When I was young, I wanted more than anything else in the world to be an architect. It took a while for me to understand that unless I could muster some interest in math, my career as an architect was an empty, pointless pursuit. As it turns out, I loved the IDEA of being an architect; but not enough to put in the hard work it would take to become one.
That situation repeated itself with music. Again, I had a huge passion for music, living and breathing records, tapes, and going to see concerts. My parents bought me a guitar and after two years of practice, I had gotten to be… atrocious at playing guitar. I was unable to parse that musical dream into distinguishing between loving music and playing music.
And then, finally, there was art. Always art; since early in elementary school. I dove deep into sketching, painting, sculpture, oils, watercolors, graphics, batik, etc. I was going to be a great artist. Except for the fact that I wasn’t a great artist. I was fine but far from exceptional. That was a hard pill to swallow.
Once I got into theatre, I fell in love with scenery design. I had a teacher who encouraged that love and I made up my mind to be a set designer. My reasoning was that it was sort of like architecture and relied on my art training as well. But again, that dream died.
It died when I saw The Police on the Synchronicity tour in 1983 at the Houston Summit. That night, I saw moving lights for the first time (they were in their infancy). I didn’t know what THAT was – but I knew I wanted to do it. So on my way to becoming a lighting designer, I left at least four dead dreams in my wake; and I regret it not one single bit.

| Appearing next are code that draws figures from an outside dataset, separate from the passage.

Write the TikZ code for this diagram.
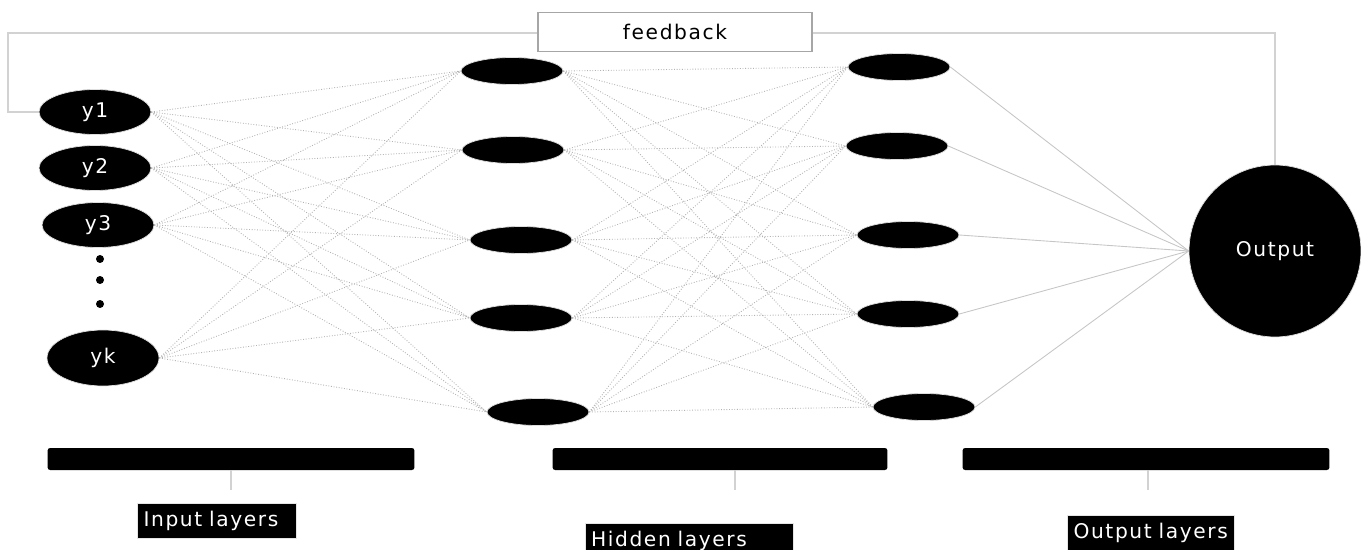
\documentclass[tikz,border=0pt]{standalone}
\usepackage{fontspec}
\newfontfamily\lblfont[LetterSpace=8]{DejaVu Sans}
\usetikzlibrary{shapes.geometric}
\newcommand{\lbl}{\lblfont\fontsize{11.5}{13}\selectfont}
\tikzset{
  innode/.style={ellipse, fill=black, draw=gray!25, minimum width=2.24cm, minimum height=0.9cm, text=white, font=\lbl},
  hidnode/.style={ellipse, fill=black, draw=gray!25, minimum width=2.04cm, minimum height=0.54cm},
  outnode/.style={circle, fill=black, draw=gray!25, minimum size=3.44cm, text=white, font=\lbl},
  link/.style={gray!60, densely dotted, line width=0.5pt},
  fbline/.style={gray!35, line width=0.9pt},
  layerbar/.style={fill=black, rounded corners=1.5pt, minimum height=0.44cm, inner sep=0pt},
  barmark/.style={gray!35, line width=0.8pt},
  lblbox/.style={fill=black, draw=gray!20, text=white, font=\lbl, align=left, inner xsep=0.12cm, inner ysep=0.15cm, anchor=center}
}
\begin{document}
\begin{tikzpicture}[x=0.02cm, y=-0.02cm]
  \useasboundingbox (0,0) rectangle (1361,550);

  % input layer
  \node[innode] (y1) at (95,112) {y1};
  \node[innode] (y2) at (95,168) {y2};
  \node[innode] (y3) at (98,225) {y3};
  \node[innode, minimum height=1.12cm] (yk) at (103,358) {yk};
  \foreach \py in {259,280,304}
    \fill (100,\py) circle (0.08cm);

  % hidden layers
  \node[hidnode] (a1) at (512,71) {};
  \node[hidnode] (a2) at (513,150) {};
  \node[hidnode] (a3) at (521,240) {};
  \node[hidnode] (a4) at (521,318) {};
  \node[hidnode] (a5) at (538,412) {};

  \node[hidnode] (b1) at (899,67) {};
  \node[hidnode] (b2) at (897,146) {};
  \node[hidnode] (b3) at (908,235) {};
  \node[hidnode] (b4) at (908,314) {};
  \node[hidnode] (b5) at (924,407) {};

  % output
  \node[outnode] (out) at (1275,251) {Output};

  % connections
  \foreach \i in {y1,y2,y3,yk}
    \foreach \j in {a1,a2,a3,a4,a5}
      \draw[link] (\i.east) -- (\j.west);
  \foreach \i in {a1,a2,a3,a4,a5}
    \foreach \j in {b1,b2,b3,b4,b5}
      \draw[link] (\i.east) -- (\j.west);
  \foreach \j in {b1,b2,b3,b4,b5}
    \draw[link, solid, gray!45] (\j.east) -- (out.west);

  % feedback loop
  \coordinate (fbleft) at (8,33);
  \draw[fbline] (out.north) |- (fbleft) |- (y1.west);
  \node[fill=white, draw=gray!70, line width=1pt, minimum width=5.48cm, minimum height=0.78cm,
        font=\lbl] (fb) at (675,32) {feedback};

  % layer bars
  \node[layerbar, minimum width=7.34cm] (inbar) at (231,459) {};
  \node[layerbar, minimum width=6.7cm] (hidbar) at (720,459) {};
  \node[layerbar, minimum width=7.34cm] (outbar) at (1146,459) {};
  \coordinate (intick) at (231,490);
  \coordinate (hidtick) at (735,490);
  \coordinate (outtick) at (1148,490);
  \draw[barmark] (inbar.south) -- (intick);
  \draw[barmark] (hidbar.south -| hidtick) -- (hidtick);
  \draw[barmark] (outbar.south -| outtick) -- (outtick);

  % layer labels
  \node[lblbox, text width=2.94cm] (inlabel) at (217,521) {Input layers};
  \node[lblbox, text width=3.92cm] (hidlabel) at (689,541) {Hidden layers};
  \node[lblbox, text width=3.1cm] (outlabel) at (1151,533) {Output layers};
\end{tikzpicture}
\end{document}
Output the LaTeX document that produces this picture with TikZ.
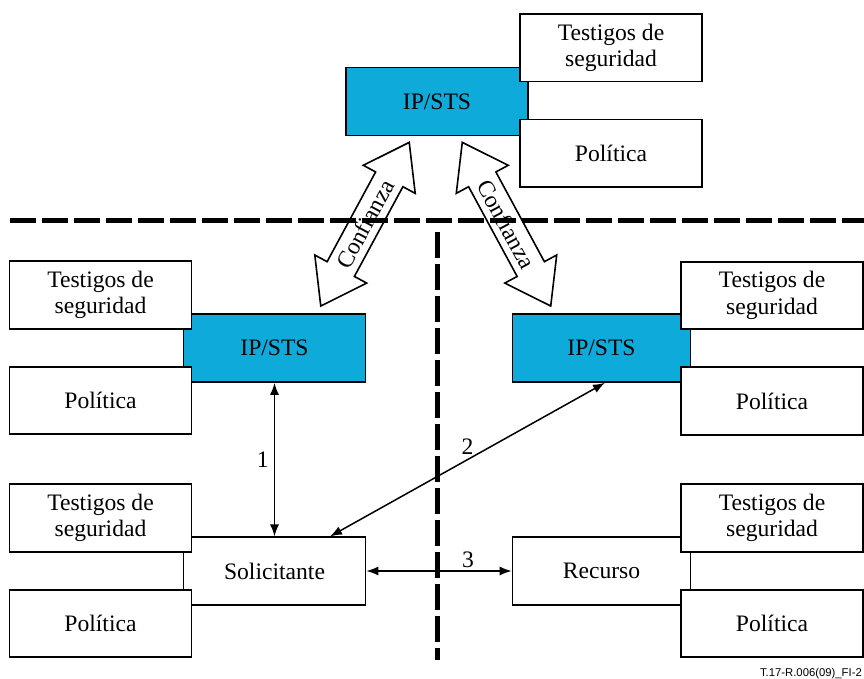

As it turns out, my chosen career combines elements of many of those discarded dreams into one pretty sweet package. Had I known that could happen 30 years ago, I could have saved myself a lot of trouble starting down paths I then abandoned.
But each of those paths added to what I ultimately became, so they were worthwhile after all. I still engage my passion and love for architecture, music, and art; in my career and in my life. So, ultimately, they don’t feel like discarded dreams – they’re just elements that added to the whole.
Pursuing your dreams has to be done with diligence, care, and thoughtful self-examination. Note that I said dreamS. You can have more than one!